The year is 12011. Two hikers cut through a stretch of
cactus-filled desert outside what was once the small town of Van Horn,
near the Mexican border, in West Texas. After walking for the better
part of a day under a relentless sun, they struggle up a craggy
limestone ridge. Finally they come to an opening in the rock, the mouth
of what appears to be a long, deep tunnel.
As they head into the shadows, not quite knowing where the tunnel
will lead, the sudden darkness and the drop in temperature startle their
senses. After a few minutes the hikers reach a cool chamber dimly lit
from above. A tall column of strange shiny metal gears and rods rises
hundreds of meters above them. Steps cut into the walls spiral upward,
and the hikers ascend until they reach a platform. A black globe
suspended above depicts the night sky, encircled by metal disks that
indicate the year and the century.
A giant metal wheel sits in the middle of the platform, and the
visitors each grasp a handle that juts out from its smooth edges. For
the next several hours, they push and walk and push and walk in a
circle, methodically, silently, until the wheel will turn no further.

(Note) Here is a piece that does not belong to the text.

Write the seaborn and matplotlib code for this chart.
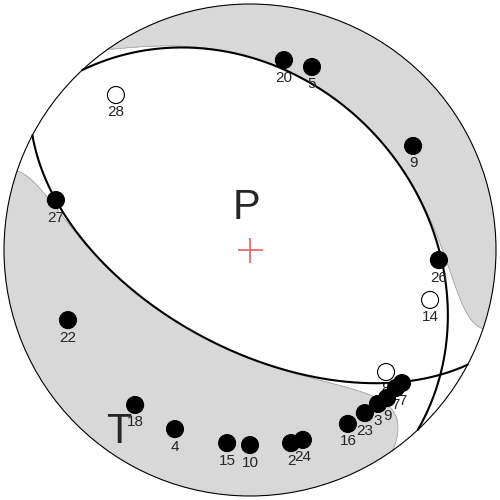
import numpy as np
import matplotlib
matplotlib.use("Agg")
import matplotlib.pyplot as plt
import seaborn as sns
import pandas as pd
from matplotlib.patches import Circle

# ---------------- data ----------------
# nodal planes (strike, dip) in degrees, lower hemisphere, equal-area
plane_strike = [317.0, 117.8]
plane_dip = [31.5, 57.0]
# non-double-couple term around the B axis used for the shading
b_axis_eig = -0.085
b_axis_power = 6

# stations: projected positions (east, north) in unit-circle coordinates
station_label = ["20", "5", "28", "9", "27", "26", "14", "22", "8", "7", "7",
                 "9", "3", "23", "16", "18", "4", "15", "10", "2", "24"]
station_east = [0.138, 0.252, -0.545, 0.663, -0.789, 0.768, 0.732, -0.740, 0.553,
                0.618, 0.593, 0.557, 0.520, 0.467, 0.398, -0.467, -0.305, -0.093,
                0.000, 0.167, 0.215]
station_north = [0.772, 0.744, 0.630, 0.423, 0.203, -0.041, -0.203, -0.285, -0.496,
                 -0.541, -0.561, -0.602, -0.626, -0.663, -0.707, -0.630, -0.728,
                 -0.785, -0.793, -0.785, -0.772]
station_pol = ["C", "C", "D", "C", "C", "C", "D", "C", "D", "C", "C",
               "C", "C", "C", "C", "C", "C", "C", "C", "C", "C"]

# ---------------- helpers ----------------
def vec(trend, plunge):
    t, p = np.radians(trend), np.radians(plunge)
    return np.array([np.cos(p) * np.sin(t), np.cos(p) * np.cos(t), np.sin(p)])

def project(v):
    v = np.asarray(v, dtype=float)
    v = np.where(v[..., 2:3] < 0, -v, v)
    inc = np.arccos(np.clip(v[..., 2], -1, 1))
    r = np.sqrt(2) * np.sin(inc / 2)
    tr = np.arctan2(v[..., 0], v[..., 1])
    return r * np.sin(tr), r * np.cos(tr)

def plane_curve(strike, dip, n=400):
    s, d = np.radians(strike), np.radians(dip)
    sv = np.array([np.sin(s), np.cos(s), 0.0])
    dd = s + np.pi / 2
    dv = np.array([np.cos(d) * np.sin(dd), np.cos(d) * np.cos(dd), np.sin(d)])
    th = np.linspace(0, np.pi, n)
    pts = np.cos(th)[:, None] * sv + np.sin(th)[:, None] * dv
    return project(pts)

def pole(strike, dip):
    return vec(strike + 270.0, 90.0 - dip)

nA = pole(plane_strike[0], plane_dip[0])
nB = pole(plane_strike[1], plane_dip[1])
T = nA - nB
T /= np.linalg.norm(T)
P = nA + nB
P /= np.linalg.norm(P)
B = np.cross(nA, nB)
B /= np.linalg.norm(B)

# ---------------- figure ----------------
sns.set_theme(style="white")
plt.rcParams["font.family"] = ["Liberation Sans", "DejaVu Sans"]

fig = plt.figure(figsize=(5, 5), dpi=100)
ax = fig.add_axes([0, 0, 1, 1])
lim = 250 / 246
ax.set_xlim(-lim, lim)
ax.set_ylim(-lim, lim)
ax.set_aspect("equal")
ax.axis("off")

# shading (compressional quadrants)
g = np.linspace(-1.0, 1.0, 800)
X, Y = np.meshgrid(g, g)
R = np.clip(np.hypot(X, Y), 0, 1)
inc = 2 * np.arcsin(R / np.sqrt(2))
tr = np.arctan2(X, Y)
N = np.stack([np.sin(inc) * np.sin(tr), np.sin(inc) * np.cos(tr), np.cos(inc)], axis=-1)
a = N @ nA
b = N @ nB
c = N @ B
A = -2 * a * b + b_axis_eig * np.abs(c) ** b_axis_power
clip = Circle((0, 0), 1.0, transform=ax.transData, facecolor="none", edgecolor="none")
ax.add_patch(clip)
cf = ax.contourf(X, Y, A, levels=[0, A.max() + 1], colors=["#d8d8d8"], zorder=1)
cf.set_clip_path(clip)
cl = ax.contour(X, Y, A, levels=[0], colors=["#a8a8a8"], linewidths=0.6, zorder=1.5)
cl.set_clip_path(clip)

# primitive circle
ax.add_patch(Circle((0, 0), 1.0, facecolor="none", edgecolor="black", lw=0.8, zorder=3))

# nodal planes
for s, d in zip(plane_strike, plane_dip):
    xs, ys = plane_curve(s, d)
    ax.plot(xs, ys, color="black", lw=1.5, zorder=4)

# centre cross
ax.plot([0], [0], marker="+", ms=18, mew=1.3, color="#ef6a6a", zorder=4)

# P and T axis labels
px, py = project(P)
tx, ty = project(T)
ax.text(px - 0.02, py - 0.02, "P", fontsize=30, ha="center", va="center", zorder=6)
ax.text(tx - 0.025, ty - 0.02, "T", fontsize=30, ha="center", va="center", zorder=6)

# stations
df = pd.DataFrame({"x": station_east, "y": station_north,
                   "pol": station_pol, "label": station_label})
for _, r in df.iterrows():
    ax.text(r.x, r.y - 0.071, r.label, fontsize=11, ha="center", va="center", zorder=5)
sns.scatterplot(data=df, x="x", y="y", hue="pol", palette={"C": "black", "D": "white"},
                edgecolor="black", linewidth=0.8, s=150, legend=False, ax=ax, zorder=7)

fig.savefig("out.png", dpi=100)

Exhausted, they rest on the platform and drift off to sleep. At noon the
next day, they’re suddenly awakened by the ethereal tones of chiming
bells.
It sounds like science fiction, but this is the real vision for the
10 000-Year Clock, a monument-size mechanical clock designed to measure
time for 10 millennia. Danny Hillis, an electrical engineer with three
degrees from MIT who pioneered parallel supercomputers at Thinking
Machines Corp., worked for Walt Disney Imagineering, and then cofounded
the consultancy Applied Minds, dreamed up the project in 1995 to get
people thinking more about the distant future. But the clock is no
longer just a thought experiment. In a cluttered machine shop near a
Starbucks in San Rafael, Calif., it’s finally ticking to life.